Baby Boomers and others are snapping up vacation homes at record rates, the National Association of Realtors reported this year.

Vacation home sales increased 16.9 percent last year to a record 1.02 million, from 872,000 in 2004, according to the report, based on 2005 surveys.

Baby Boomers are at the optimum point to make such purchases, Association chief economist David Lereah said.

"They're at the peak of their earnings; interest rates remain historically low and boomers want to diversify their investments," Lereah said.

The rate of second-home purchases has gone through the roof, said Blanche Evans, editor of Dallas-based Realty Times.

"Because people are strapped for time," Evans said, "the closer by they can get their second home, the better."

Some buyers are willing to go up to 500 miles away, if quick, cheap commuter flights are available, Evans said.

"Otherwise, they want it to be an easy drive," Evans said.

Miller Beach, established in the late 19th century and later annexed by Gary, is the closest of the Indiana beachfront communities to Chicago, about an hour away, and often less.

It's still catching up to neighboring beachfront communities further east, in terms of appeal as a vacation-home mecca.

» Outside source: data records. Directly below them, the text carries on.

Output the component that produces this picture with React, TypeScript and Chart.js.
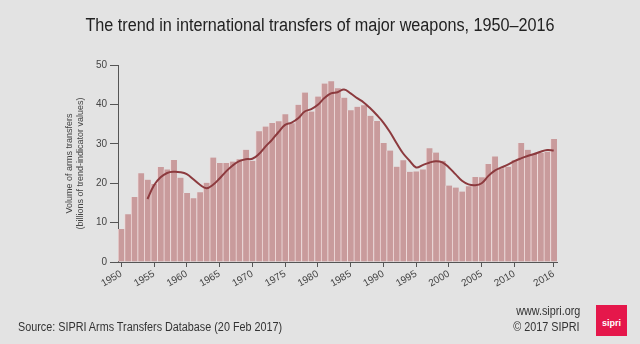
import React, { useEffect, useRef } from "react";
import { Chart, registerables } from "chart.js";

Chart.register(...registerables);

const years: number[] = [];
for (let y = 1950; y <= 2016; y++) years.push(y);

const transfers: number[] = [
  8.4, 12.1, 16.5, 22.5, 20.9, 19.8, 24.1, 23.5, 25.9, 21.4,
  17.5, 16.2, 17.7, 20.1, 26.5, 25.1, 25.1, 25.5, 26.1, 28.5,
  25.7, 33.2, 34.4, 35.3, 35.7, 37.5, 35.2, 39.9, 43.0, 38.2,
  42.0, 45.3, 45.9, 44.1, 41.7, 38.5, 39.4, 39.8, 37.1, 35.8,
  30.2, 28.3, 24.2, 25.8, 22.9, 23.0, 23.5, 28.9, 27.8, 25.7,
  19.4, 18.9, 17.9, 19.2, 21.6, 21.5, 24.9, 26.8, 23.8, 24.2,
  25.8, 30.2, 28.5, 27.5, 27.7, 28.0, 31.2,
];

const trend: (number | null)[] = [
  null, null, null, null, 16.0, 19.5, 21.5, 22.6, 22.9, 22.8,
  22.3, 21.0, 19.6, 18.7, 19.6, 21.2, 23.0, 24.5, 25.6, 26.1,
  26.2, 27.4, 29.3, 31.0, 33.0, 34.8, 35.4, 36.5, 38.2, 38.8,
  39.9, 41.6, 42.8, 43.1, 43.8, 42.8, 41.6, 40.5, 39.0, 37.3,
  35.4, 33.0, 30.2, 27.6, 25.7, 24.0, 24.6, 25.2, 25.6, 25.3,
  24.0, 22.3, 20.6, 19.7, 19.5, 20.0, 21.8, 23.2, 24.0, 24.7,
  25.6, 26.3, 26.9, 27.4, 28.0, 28.4, 28.3,
];

const yTicks: number[] = [0, 10, 20, 30, 40, 50];

const titleText = "The trend in international transfers of major weapons, 1950\u20132016";
const yTitle = ["Volume of arms transfers", "(billions of trend-indicator values)"];
const sourceText = "Source: SIPRI Arms Transfers Database (20 Feb 2017)";
const siteText = "www.sipri.org";
const copyText = "\u00a9 2017 SIPRI";

const showLabel = (i: number) => {
  const y = years[i];
  return (y % 5 === 0 && y <= 2010) || y === 2016;
};

const SANS = "'Liberation Sans', Arial, sans-serif";

export default function App() {
  const ref = useRef<HTMLCanvasElement>(null);

  useEffect(() => {
    document.body.style.margin = "0";
    const ctx = ref.current!.getContext("2d")!;
    const chart = new Chart(ctx, {
      type: "bar",
      data: {
        labels: years.map(String),
        datasets: [
          {
            type: "line",
            data: trend,
            borderColor: "#8c3a3e",
            borderWidth: 2,
            pointRadius: 0,
            tension: 0.4,
            spanGaps: false,
            order: 0,
          } as any,
          {
            type: "bar",
            data: transfers,
            backgroundColor: "#c99b9c",
            borderColor: "#efdada",
            borderWidth: { top: 0, right: 0, bottom: 0, left: 1 },
            borderSkipped: false,
            barPercentage: 1,
            categoryPercentage: 1,
            order: 1,
          } as any,
        ],
      },
      options: {
        responsive: false,
        animation: false,
        layout: { padding: { left: 63, right: 83, top: 65, bottom: 52 } },
        plugins: { legend: { display: false }, tooltip: { enabled: false }, title: { display: false } },
        scales: {
          x: {
            offset: true,
            grid: {
              offset: false,
              drawOnChartArea: false,
              drawTicks: true,
              tickLength: 5,
              color: (c: any) => (showLabel(c.index) ? "#555" : "rgba(0,0,0,0)"),
            },
            border: { display: true, color: "#555", width: 1 },
            ticks: {
              autoSkip: false,
              minRotation: 30,
              maxRotation: 30,
              padding: 1,
              color: "#444",
              font: { family: SANS, size: 10 },
              callback: (_v: any, i: number) => (showLabel(i) ? String(years[i]) : ""),
            },
            afterFit: (s: any) => {
              s.height = 30;
            },
          },
          y: {
            min: 0,
            max: 50,
            afterBuildTicks: (s: any) => {
              s.ticks = yTicks.map((v) => ({ value: v }));
            },
            grid: { drawOnChartArea: false, drawTicks: true, tickLength: 8, color: "#555" },
            border: { display: true, color: "#555", width: 1 },
            ticks: { color: "#444", padding: 3, font: { family: SANS, size: 10 } },
            title: {
              display: true,
              text: yTitle,
              color: "#444",
              font: { family: SANS, size: 9, lineHeight: 1.2 },
              padding: { top: 1, bottom: 0 },
            },
            afterFit: (s: any) => {
              s.width = 55;
            },
          },
        },
      },
    });
    return () => chart.destroy();
  }, []);

  return (
    <div
      style={{
        position: "relative",
        width: 640,
        height: 344,
        background: "#e3e3e3",
        overflow: "hidden",
        fontFamily: SANS,
        color: "#222",
      }}
    >
      <canvas ref={ref} width={640} height={344} style={{ position: "absolute", left: 0, top: 0 }} />
      <div
        style={{
          position: "absolute",
          top: 14,
          left: 0,
          width: 640,
          textAlign: "center",
          fontSize: 18,
          lineHeight: "22px",
          color: "#222",
          transform: "scaleX(0.9)",
          transformOrigin: "320px 0",
        }}
      >
        {titleText}
      </div>
      <div
        style={{
          position: "absolute",
          left: 18,
          top: 319,
          fontSize: 12,
          lineHeight: "16px",
          color: "#333",
          whiteSpace: "nowrap",
          transform: "scaleX(0.9)",
          transformOrigin: "0 0",
        }}
      >
        {sourceText}
      </div>
      <div
        style={{
          position: "absolute",
          right: 60,
          top: 303,
          fontSize: 12,
          lineHeight: "16px",
          color: "#333",
          textAlign: "right",
          whiteSpace: "nowrap",
          transform: "scaleX(0.9)",
          transformOrigin: "100% 0",
        }}
      >
        {siteText}
      </div>
      <div
        style={{
          position: "absolute",
          right: 60,
          top: 319,
          fontSize: 12,
          lineHeight: "16px",
          color: "#333",
          textAlign: "right",
          whiteSpace: "nowrap",
          transform: "scaleX(0.9)",
          transformOrigin: "100% 0",
        }}
      >
        {copyText}
      </div>
      <div
        style={{
          position: "absolute",
          left: 596,
          top: 305,
          width: 31,
          height: 31,
          background: "#e5174b",
          color: "#fff",
          fontFamily: SANS,
          fontWeight: "bold",
          fontSize: 9,
          display: "flex",
          alignItems: "flex-end",
          justifyContent: "center",
          boxSizing: "border-box",
        }}
      >
        <span style={{ marginBottom: 8 }}>sipri</span>
      </div>
    </div>
  );
}
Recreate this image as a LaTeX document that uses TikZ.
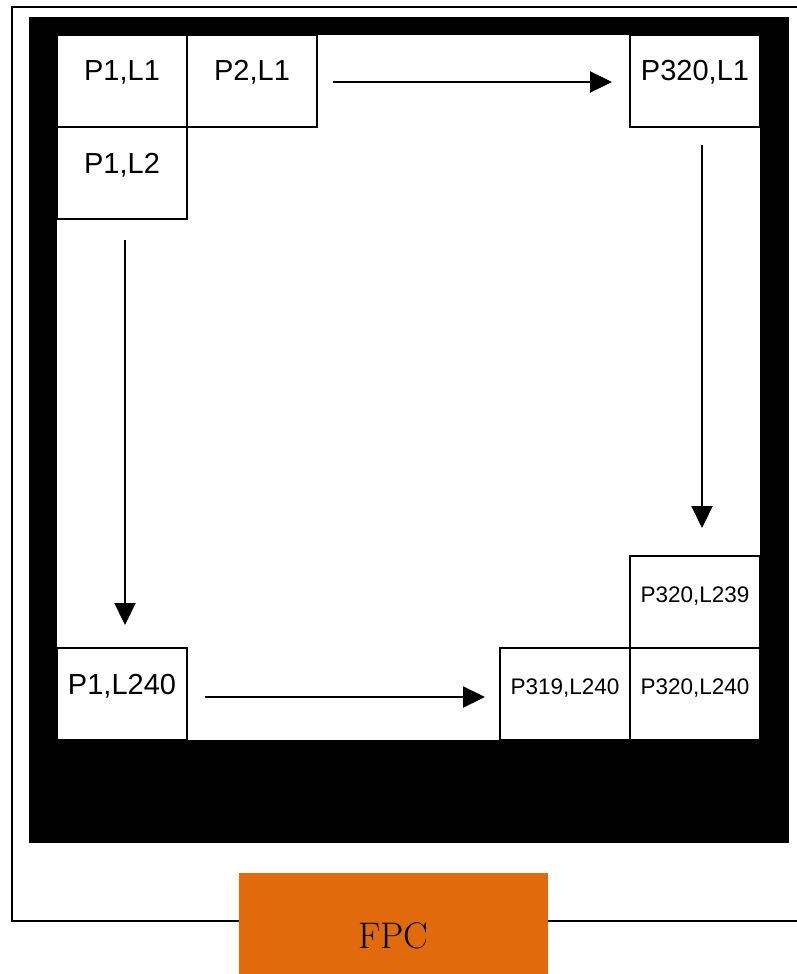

Still, Ayers said, about 75 percent of buyers in Miller Beach are in the second-home market.

Its location within the struggling Gary school system district limits the number of families who buy year-round homes in Miller Beach, Ayers said. "There's a lot of singles."

Gary's blue-collar history -- the city is home to U.S. Steel -- could hold buried potential.

"Developers are going to take advantage of rundown blue-collar housing and turn it into white collar," the Realty Times' Evans said.

East Edge, being developed in Miller Beach, might be a case in point.

Land for developer Jay Gallagher's planned 28 upscale homes and townhomes once housed 40 concrete-block two-flats built about 50 years ago and razed as they fell into disrepair in the 1980s.

Long-time Miller Beach real estate agent Len Pryweller bought the land piece by piece as it went on the market, and sold it last year to Gallagher, Pryweller said.

Gallagher had completed a loft-style development in Chicago and was scouting new projects when the Miller Beach land came available, he said.

A transplanted Chicagoan, Gallagher said he and his wife, Ann, discovered Miller Beach and bought a home there in 1999.

"We were looking for a single-family home because we were tired of living in a condo. We saw an ad in the paper that said lakefront. We'd never been to Miller Beach," he said. "We just fell in love with it."

He opened the first East Edge Homes structure last month, a single-family home being shown as a model.

Plans are for 12 single-family homes, priced between $429,000 and $519,000, and 16 townhomes priced at just under $300,000, bordering a common area at the center.

The Miller Beach community appears poised to enter the second-home market, said Evans.

"In order for that to be viable, there has to be places to go and things to do, so you can look forward to appreciation," Evans said.

That could take time.

While it has a number of highly regarded restaurants, including the Miller Bakery Cafe, and a single grocery market, "what we're lacking most of all is other kinds of shopping," Ayers said.

That's something Miller Beach will have to overcome, said Gallagher.

"It's not New Buffalo, with all kinds of cutesy shops," Gallagher said of the trendy Michigan resort community.

"But we are across from a national park," Gallagher added.

The community's future could be similar to the South Loop in Chicago, where decaying inner-city structures were replaced with upscale condominiums and homes.

"(South Loop) was such a natural location, but it just never happened. It took a few developers going in and, before you know it, everybody's in the South Loop," Gallagher said.